* [Written exercise] Output nothing but the number of lines that include the word "document".

start Input for this task

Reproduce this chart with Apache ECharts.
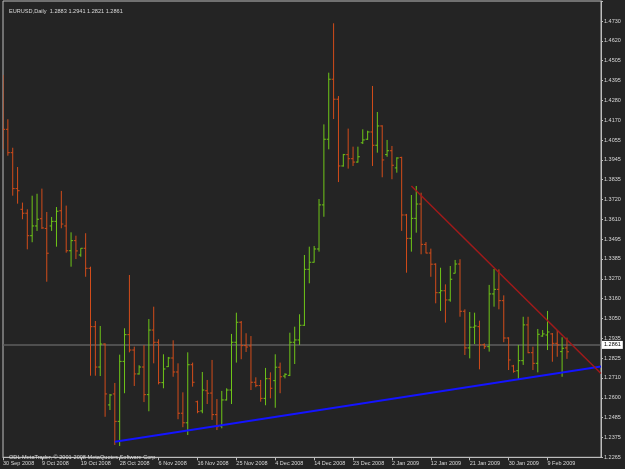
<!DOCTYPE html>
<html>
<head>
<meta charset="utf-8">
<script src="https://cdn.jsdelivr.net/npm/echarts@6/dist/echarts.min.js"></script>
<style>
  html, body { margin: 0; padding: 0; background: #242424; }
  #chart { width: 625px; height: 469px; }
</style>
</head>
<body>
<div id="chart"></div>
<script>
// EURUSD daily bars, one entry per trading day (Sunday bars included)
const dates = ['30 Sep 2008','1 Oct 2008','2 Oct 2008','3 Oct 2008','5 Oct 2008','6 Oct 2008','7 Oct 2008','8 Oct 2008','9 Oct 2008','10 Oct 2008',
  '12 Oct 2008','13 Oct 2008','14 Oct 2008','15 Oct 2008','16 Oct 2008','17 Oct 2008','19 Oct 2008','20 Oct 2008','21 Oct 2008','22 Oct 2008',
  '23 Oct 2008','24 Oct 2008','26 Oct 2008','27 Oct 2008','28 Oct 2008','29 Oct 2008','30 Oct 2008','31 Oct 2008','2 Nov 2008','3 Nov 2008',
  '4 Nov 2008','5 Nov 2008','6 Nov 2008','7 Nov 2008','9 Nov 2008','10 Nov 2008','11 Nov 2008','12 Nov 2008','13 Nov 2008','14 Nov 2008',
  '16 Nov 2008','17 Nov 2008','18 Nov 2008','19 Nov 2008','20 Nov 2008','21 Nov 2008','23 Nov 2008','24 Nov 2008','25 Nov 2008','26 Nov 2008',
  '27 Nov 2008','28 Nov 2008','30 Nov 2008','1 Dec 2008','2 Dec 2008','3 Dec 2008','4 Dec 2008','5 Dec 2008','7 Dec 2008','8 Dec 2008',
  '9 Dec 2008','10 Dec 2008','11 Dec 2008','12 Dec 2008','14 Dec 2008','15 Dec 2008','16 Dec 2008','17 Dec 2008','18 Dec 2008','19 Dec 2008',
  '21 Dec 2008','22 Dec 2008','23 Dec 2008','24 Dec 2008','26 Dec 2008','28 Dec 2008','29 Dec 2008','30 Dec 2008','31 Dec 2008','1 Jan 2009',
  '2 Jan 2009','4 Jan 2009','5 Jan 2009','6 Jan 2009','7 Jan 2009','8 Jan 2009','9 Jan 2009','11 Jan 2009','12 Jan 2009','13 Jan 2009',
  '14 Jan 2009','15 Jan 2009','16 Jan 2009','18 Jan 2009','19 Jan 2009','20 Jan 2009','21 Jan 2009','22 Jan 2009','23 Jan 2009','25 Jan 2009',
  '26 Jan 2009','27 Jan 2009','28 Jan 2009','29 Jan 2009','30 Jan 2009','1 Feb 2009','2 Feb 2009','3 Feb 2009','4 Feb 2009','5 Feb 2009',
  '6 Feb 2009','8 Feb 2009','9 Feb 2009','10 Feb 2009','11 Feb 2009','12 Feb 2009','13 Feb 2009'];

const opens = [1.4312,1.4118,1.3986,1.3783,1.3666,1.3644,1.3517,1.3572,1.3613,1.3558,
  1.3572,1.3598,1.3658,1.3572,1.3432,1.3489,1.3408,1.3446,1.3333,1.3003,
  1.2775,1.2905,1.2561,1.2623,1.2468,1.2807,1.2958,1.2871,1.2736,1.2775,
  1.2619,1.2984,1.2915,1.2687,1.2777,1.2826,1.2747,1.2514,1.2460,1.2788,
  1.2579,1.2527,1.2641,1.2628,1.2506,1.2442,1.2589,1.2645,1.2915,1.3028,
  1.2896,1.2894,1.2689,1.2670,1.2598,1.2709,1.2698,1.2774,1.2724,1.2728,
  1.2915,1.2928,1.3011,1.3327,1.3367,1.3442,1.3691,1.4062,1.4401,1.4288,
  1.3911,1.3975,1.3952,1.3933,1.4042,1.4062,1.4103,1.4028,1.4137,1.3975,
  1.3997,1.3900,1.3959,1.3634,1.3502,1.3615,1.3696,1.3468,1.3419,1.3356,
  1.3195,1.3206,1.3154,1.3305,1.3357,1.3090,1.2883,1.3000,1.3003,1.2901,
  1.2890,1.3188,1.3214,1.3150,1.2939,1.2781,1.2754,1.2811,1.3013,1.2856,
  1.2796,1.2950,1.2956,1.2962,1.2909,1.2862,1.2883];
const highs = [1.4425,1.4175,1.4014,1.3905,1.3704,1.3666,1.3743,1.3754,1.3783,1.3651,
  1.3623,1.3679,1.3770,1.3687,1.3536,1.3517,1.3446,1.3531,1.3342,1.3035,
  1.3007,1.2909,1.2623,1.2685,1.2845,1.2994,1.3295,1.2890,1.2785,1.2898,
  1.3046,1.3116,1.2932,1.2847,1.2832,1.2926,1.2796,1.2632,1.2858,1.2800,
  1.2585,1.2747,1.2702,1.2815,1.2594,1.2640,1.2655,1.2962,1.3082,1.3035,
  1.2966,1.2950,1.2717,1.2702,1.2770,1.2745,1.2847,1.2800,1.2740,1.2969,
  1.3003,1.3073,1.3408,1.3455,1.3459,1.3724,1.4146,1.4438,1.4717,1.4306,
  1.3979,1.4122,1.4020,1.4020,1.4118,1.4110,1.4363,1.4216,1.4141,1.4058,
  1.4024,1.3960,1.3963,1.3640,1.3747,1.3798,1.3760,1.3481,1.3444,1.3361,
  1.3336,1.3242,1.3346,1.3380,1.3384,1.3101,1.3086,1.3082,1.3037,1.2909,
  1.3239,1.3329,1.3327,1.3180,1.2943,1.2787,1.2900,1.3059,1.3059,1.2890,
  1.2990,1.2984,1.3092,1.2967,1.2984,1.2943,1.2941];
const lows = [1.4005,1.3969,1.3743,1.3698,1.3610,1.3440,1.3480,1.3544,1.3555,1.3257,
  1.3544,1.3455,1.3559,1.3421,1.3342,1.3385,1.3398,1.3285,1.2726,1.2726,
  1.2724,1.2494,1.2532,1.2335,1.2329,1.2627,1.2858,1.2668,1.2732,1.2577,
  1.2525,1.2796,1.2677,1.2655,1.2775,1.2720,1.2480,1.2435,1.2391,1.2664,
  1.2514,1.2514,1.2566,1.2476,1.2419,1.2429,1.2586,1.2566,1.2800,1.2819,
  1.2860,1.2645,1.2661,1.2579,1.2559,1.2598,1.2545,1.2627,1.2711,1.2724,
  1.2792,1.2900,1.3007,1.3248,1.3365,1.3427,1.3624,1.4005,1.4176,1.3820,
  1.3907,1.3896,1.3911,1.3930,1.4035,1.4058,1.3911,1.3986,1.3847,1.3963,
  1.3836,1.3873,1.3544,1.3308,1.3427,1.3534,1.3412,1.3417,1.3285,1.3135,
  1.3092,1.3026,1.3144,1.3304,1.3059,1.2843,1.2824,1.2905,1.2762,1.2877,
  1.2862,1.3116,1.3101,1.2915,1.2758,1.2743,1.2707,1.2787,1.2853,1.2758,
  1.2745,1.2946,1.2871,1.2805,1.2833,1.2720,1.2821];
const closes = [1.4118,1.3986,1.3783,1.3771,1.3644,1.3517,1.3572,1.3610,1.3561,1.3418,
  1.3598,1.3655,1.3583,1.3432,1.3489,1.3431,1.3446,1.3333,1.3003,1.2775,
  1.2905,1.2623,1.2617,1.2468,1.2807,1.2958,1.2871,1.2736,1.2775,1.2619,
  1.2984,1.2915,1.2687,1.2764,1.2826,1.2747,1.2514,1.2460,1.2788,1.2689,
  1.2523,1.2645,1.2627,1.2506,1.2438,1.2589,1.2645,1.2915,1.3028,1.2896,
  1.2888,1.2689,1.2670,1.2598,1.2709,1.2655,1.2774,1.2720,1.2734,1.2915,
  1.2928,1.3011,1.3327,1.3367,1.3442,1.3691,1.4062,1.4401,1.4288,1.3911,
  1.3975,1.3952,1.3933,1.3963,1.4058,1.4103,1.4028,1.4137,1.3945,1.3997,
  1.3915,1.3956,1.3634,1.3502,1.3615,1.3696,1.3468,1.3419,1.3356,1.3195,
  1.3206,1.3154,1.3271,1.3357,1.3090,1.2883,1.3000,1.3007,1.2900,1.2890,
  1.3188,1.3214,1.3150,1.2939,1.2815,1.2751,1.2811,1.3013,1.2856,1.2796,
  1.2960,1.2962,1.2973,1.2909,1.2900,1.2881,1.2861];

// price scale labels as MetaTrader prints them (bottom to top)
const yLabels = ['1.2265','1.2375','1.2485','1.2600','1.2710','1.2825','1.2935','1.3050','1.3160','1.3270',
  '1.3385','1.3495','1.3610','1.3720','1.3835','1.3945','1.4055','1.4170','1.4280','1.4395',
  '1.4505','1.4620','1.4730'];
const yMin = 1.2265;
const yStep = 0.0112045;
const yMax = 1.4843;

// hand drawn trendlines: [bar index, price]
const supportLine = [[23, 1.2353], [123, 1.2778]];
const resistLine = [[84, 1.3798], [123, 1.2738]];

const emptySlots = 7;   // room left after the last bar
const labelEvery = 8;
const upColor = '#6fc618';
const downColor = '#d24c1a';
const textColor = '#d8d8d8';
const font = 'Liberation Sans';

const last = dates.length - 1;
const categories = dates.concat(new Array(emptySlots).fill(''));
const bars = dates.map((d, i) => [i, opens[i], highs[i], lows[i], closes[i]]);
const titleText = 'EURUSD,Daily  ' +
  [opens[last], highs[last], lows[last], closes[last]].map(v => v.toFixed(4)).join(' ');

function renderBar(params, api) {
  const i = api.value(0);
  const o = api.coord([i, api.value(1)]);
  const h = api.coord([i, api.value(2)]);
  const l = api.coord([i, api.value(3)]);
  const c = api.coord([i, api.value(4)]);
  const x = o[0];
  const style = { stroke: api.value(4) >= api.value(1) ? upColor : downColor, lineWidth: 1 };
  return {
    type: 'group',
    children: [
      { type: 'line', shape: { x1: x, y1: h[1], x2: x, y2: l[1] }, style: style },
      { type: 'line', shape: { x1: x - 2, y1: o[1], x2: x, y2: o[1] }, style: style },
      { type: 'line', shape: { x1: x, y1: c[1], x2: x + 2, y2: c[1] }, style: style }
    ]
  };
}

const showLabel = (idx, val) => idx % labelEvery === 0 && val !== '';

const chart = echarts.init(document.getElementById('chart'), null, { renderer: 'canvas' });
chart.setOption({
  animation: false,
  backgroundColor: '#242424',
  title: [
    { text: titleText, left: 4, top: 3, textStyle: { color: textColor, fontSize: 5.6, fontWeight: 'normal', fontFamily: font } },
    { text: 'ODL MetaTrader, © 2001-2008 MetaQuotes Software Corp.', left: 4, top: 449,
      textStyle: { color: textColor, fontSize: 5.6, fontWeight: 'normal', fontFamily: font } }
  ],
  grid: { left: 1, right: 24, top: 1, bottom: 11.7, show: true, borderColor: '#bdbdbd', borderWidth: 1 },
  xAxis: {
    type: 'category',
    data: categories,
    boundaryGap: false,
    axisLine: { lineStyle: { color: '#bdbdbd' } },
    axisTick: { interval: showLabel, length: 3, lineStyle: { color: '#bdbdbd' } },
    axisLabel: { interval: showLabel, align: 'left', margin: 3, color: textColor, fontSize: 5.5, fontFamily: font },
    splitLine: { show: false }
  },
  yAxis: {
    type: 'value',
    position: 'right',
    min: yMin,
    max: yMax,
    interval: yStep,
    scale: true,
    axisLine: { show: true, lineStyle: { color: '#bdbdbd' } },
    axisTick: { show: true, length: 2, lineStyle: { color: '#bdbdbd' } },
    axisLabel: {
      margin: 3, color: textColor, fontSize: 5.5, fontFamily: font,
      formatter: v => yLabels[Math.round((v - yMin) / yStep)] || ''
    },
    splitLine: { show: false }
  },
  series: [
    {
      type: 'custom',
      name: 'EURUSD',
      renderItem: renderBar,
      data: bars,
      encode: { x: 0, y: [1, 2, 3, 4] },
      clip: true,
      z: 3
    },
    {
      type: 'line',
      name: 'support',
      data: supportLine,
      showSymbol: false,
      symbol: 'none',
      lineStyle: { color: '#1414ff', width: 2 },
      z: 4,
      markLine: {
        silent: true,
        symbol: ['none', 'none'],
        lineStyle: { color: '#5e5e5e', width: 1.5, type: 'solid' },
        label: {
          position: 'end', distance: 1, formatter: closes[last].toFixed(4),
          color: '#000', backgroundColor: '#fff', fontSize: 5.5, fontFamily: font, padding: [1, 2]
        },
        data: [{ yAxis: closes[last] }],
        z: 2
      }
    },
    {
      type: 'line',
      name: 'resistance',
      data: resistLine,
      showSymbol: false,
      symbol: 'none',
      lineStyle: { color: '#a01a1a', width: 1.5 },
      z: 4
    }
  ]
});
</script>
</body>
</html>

end Input for this task
start Input for this task

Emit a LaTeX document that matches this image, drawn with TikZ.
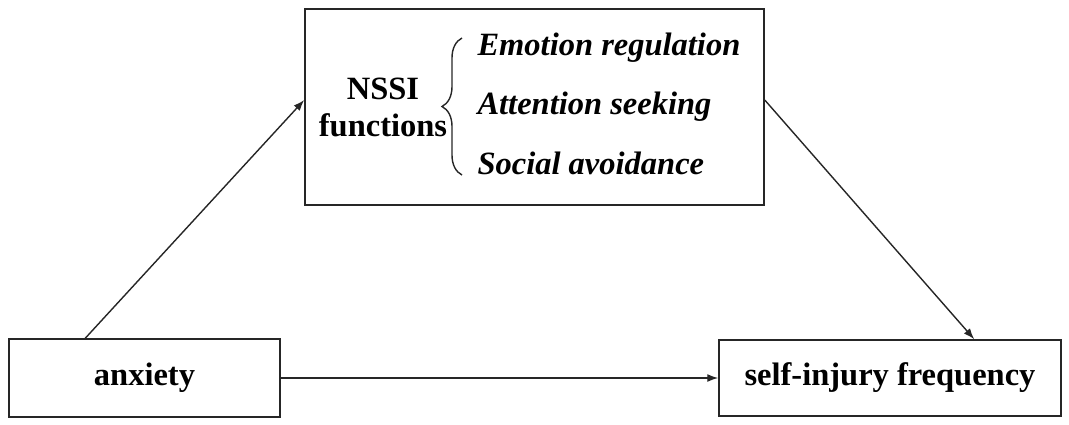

end Input for this task

* [Expected answer] 2